Type out the complete listing below word for word, without its pictures.
# START OF RECORDED DATA
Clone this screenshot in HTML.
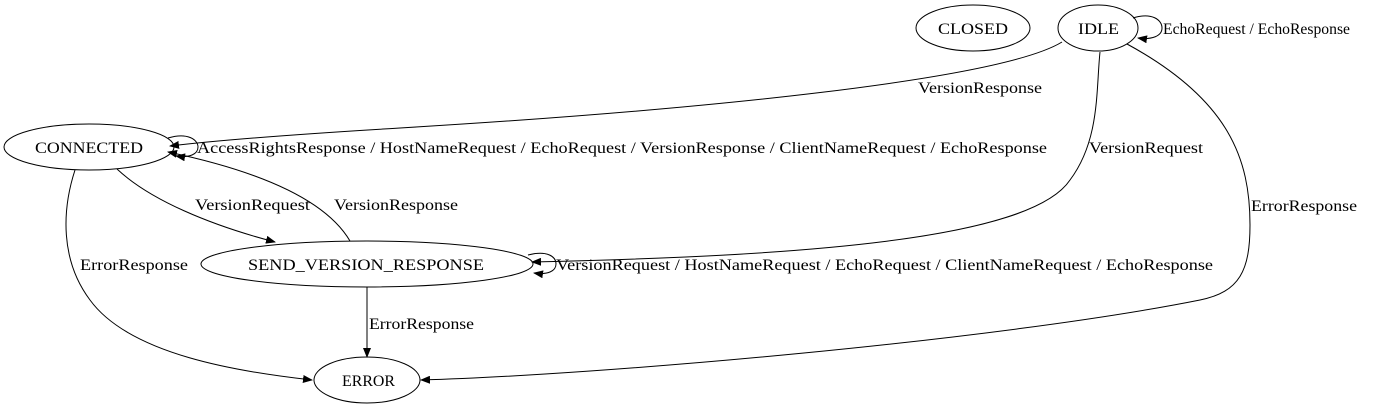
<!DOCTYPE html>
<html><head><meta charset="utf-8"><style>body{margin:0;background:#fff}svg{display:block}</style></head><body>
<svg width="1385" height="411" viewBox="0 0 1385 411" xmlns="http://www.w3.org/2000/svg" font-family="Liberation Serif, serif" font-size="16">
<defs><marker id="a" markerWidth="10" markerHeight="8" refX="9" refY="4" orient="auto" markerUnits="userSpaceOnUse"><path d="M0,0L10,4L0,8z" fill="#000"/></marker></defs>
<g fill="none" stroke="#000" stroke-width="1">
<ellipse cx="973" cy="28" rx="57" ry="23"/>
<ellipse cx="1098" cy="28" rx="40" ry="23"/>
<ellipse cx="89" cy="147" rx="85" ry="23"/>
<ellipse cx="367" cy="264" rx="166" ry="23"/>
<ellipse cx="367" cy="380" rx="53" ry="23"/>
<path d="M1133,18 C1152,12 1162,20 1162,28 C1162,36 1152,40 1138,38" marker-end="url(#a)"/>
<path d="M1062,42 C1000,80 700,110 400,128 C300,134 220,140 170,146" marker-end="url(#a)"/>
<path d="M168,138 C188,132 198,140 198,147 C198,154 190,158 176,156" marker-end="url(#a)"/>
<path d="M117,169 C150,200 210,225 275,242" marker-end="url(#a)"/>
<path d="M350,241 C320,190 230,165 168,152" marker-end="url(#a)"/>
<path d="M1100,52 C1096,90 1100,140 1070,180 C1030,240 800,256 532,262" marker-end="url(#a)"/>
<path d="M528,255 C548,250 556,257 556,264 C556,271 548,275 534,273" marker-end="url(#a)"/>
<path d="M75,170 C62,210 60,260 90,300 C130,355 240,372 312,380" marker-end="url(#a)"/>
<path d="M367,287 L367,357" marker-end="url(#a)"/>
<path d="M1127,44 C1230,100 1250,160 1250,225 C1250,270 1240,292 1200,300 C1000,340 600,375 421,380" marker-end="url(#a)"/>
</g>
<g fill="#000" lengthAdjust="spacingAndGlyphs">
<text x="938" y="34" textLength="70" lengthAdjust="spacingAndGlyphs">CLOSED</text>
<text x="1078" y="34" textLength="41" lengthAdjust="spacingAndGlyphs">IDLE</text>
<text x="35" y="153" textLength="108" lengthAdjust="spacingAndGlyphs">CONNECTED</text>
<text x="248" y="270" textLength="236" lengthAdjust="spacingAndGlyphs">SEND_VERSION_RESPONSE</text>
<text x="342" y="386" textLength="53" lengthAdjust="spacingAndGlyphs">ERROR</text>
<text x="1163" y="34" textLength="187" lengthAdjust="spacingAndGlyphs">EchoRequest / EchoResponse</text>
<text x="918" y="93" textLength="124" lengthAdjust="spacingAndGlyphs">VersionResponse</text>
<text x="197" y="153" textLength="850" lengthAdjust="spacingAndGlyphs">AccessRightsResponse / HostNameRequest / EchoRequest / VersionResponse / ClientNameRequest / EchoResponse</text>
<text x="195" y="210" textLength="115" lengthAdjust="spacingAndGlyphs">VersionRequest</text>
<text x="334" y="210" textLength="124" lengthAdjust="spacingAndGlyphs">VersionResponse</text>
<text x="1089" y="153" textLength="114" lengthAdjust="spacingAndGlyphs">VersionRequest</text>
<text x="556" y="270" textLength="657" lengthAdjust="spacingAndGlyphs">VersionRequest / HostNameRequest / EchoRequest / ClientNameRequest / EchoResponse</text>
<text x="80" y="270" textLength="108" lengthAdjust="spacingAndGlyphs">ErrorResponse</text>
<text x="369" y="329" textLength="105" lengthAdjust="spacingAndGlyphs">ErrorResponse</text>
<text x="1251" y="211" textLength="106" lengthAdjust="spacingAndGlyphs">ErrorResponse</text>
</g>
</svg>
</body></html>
# END OF RECORDED DATA
* _EXERCISE SOLUTION_:
Clone this screenshot in HTML.
<!DOCTYPE html>
<html><head><meta charset="utf-8"><style>body{margin:0;background:#fff}svg{display:block}</style></head><body>
<svg width="1385" height="411" viewBox="0 0 1385 411" xmlns="http://www.w3.org/2000/svg" font-family="Liberation Serif, serif" font-size="16">
<defs><marker id="a" markerWidth="10" markerHeight="8" refX="9" refY="4" orient="auto" markerUnits="userSpaceOnUse"><path d="M0,0L10,4L0,8z" fill="#000"/></marker></defs>
<g fill="none" stroke="#000" stroke-width="1">
<ellipse cx="973" cy="28" rx="57" ry="23"/>
<ellipse cx="1098" cy="28" rx="40" ry="23"/>
<ellipse cx="89" cy="147" rx="85" ry="23"/>
<ellipse cx="367" cy="264" rx="166" ry="23"/>
<ellipse cx="367" cy="380" rx="53" ry="23"/>
<path d="M1133,18 C1152,12 1162,20 1162,28 C1162,36 1152,40 1138,38" marker-end="url(#a)"/>
<path d="M1062,42 C1000,80 700,110 400,128 C300,134 220,140 170,146" marker-end="url(#a)"/>
<path d="M168,138 C188,132 198,140 198,147 C198,154 190,158 176,156" marker-end="url(#a)"/>
<path d="M117,169 C150,200 210,225 275,242" marker-end="url(#a)"/>
<path d="M350,241 C320,190 230,165 168,152" marker-end="url(#a)"/>
<path d="M1100,52 C1096,90 1100,140 1070,180 C1030,240 800,256 532,262" marker-end="url(#a)"/>
<path d="M528,255 C548,250 556,257 556,264 C556,271 548,275 534,273" marker-end="url(#a)"/>
<path d="M75,170 C62,210 60,260 90,300 C130,355 240,372 312,380" marker-end="url(#a)"/>
<path d="M367,287 L367,357" marker-end="url(#a)"/>
<path d="M1127,44 C1230,100 1250,160 1250,225 C1250,270 1240,292 1200,300 C1000,340 600,375 421,380" marker-end="url(#a)"/>
</g>
<g fill="#000" lengthAdjust="spacingAndGlyphs">
<text x="938" y="34" textLength="70" lengthAdjust="spacingAndGlyphs">CLOSED</text>
<text x="1078" y="34" textLength="41" lengthAdjust="spacingAndGlyphs">IDLE</text>
<text x="35" y="153" textLength="108" lengthAdjust="spacingAndGlyphs">CONNECTED</text>
<text x="248" y="270" textLength="236" lengthAdjust="spacingAndGlyphs">SEND_VERSION_RESPONSE</text>
<text x="342" y="386" textLength="53" lengthAdjust="spacingAndGlyphs">ERROR</text>
<text x="1163" y="34" textLength="187" lengthAdjust="spacingAndGlyphs">EchoRequest / EchoResponse</text>
<text x="918" y="93" textLength="124" lengthAdjust="spacingAndGlyphs">VersionResponse</text>
<text x="197" y="153" textLength="850" lengthAdjust="spacingAndGlyphs">AccessRightsResponse / HostNameRequest / EchoRequest / VersionResponse / ClientNameRequest / EchoResponse</text>
<text x="195" y="210" textLength="115" lengthAdjust="spacingAndGlyphs">VersionRequest</text>
<text x="334" y="210" textLength="124" lengthAdjust="spacingAndGlyphs">VersionResponse</text>
<text x="1089" y="153" textLength="114" lengthAdjust="spacingAndGlyphs">VersionRequest</text>
<text x="556" y="270" textLength="657" lengthAdjust="spacingAndGlyphs">VersionRequest / HostNameRequest / EchoRequest / ClientNameRequest / EchoResponse</text>
<text x="80" y="270" textLength="108" lengthAdjust="spacingAndGlyphs">ErrorResponse</text>
<text x="369" y="329" textLength="105" lengthAdjust="spacingAndGlyphs">ErrorResponse</text>
<text x="1251" y="211" textLength="106" lengthAdjust="spacingAndGlyphs">ErrorResponse</text>
</g>
</svg>
</body></html>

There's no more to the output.